I understand only superficially how hard it is living with diabetes as I have a cousin in her 50’s and a friend’s son who is 12 who both have type 1. Thank you for your insight. Like many situations in life, it’s so hard to say the “right thing” to the person effected by something like this. And as far as that is concerned, after reading your blog I’m still completely in the dark. It often feels like a no win situation. Do we ask you about it? Do we ignore it? Do we say something positive or tell you it sucks? What on earth can we say or do that isn’t offensive? I’m asking this in all sincerity. Obviously listening and trying to understand are most important, but it feels like any response one could give in the course of the conversation would be “wrong”. Maybe the answer is different for every one, but I’m curious what your thoughts are. What do you want to hear?

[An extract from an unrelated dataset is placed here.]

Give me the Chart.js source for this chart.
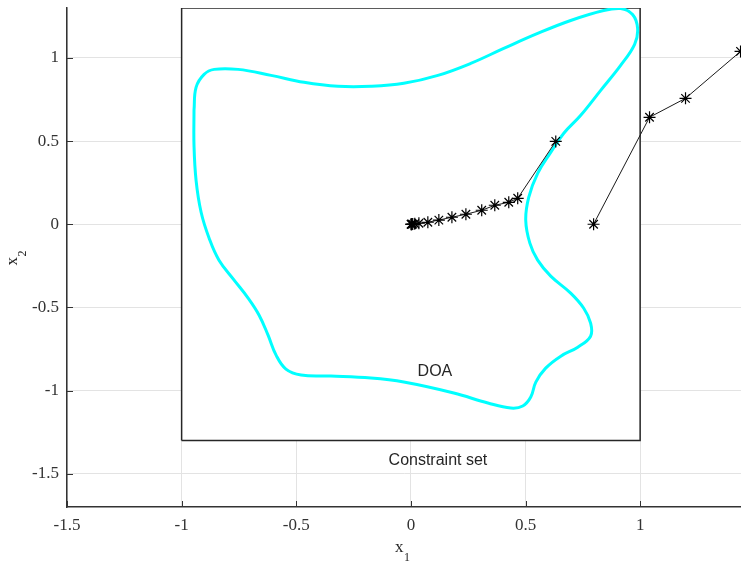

I totally understand your question. And you’re right that the answer is probably different for everyone, I’m sure that if you ask 10 people with diabetes the same question, you’ll get 10 different answers! But here’s mine, I always want people to ask me questions for the purpose of understanding. People can literally ask me anything and I will answer to the best of my abilities, my primary point in writing this post was to stress how important it is for people who live with diabetes (or really any chronic illness) like me to be clear and honest. Often I’ve had experiences like that one I described where someone learns new things about diabetes that unsettles them and they want to feel better, which is where the self-comforting questions come from. Personally, I’m okay with someone telling me that it must suck. I also like it when people let me know that they learned something from the conversation.
I would love to know what others tell you if you ask them. Thank you for taking the time to comment, I really appreciate it!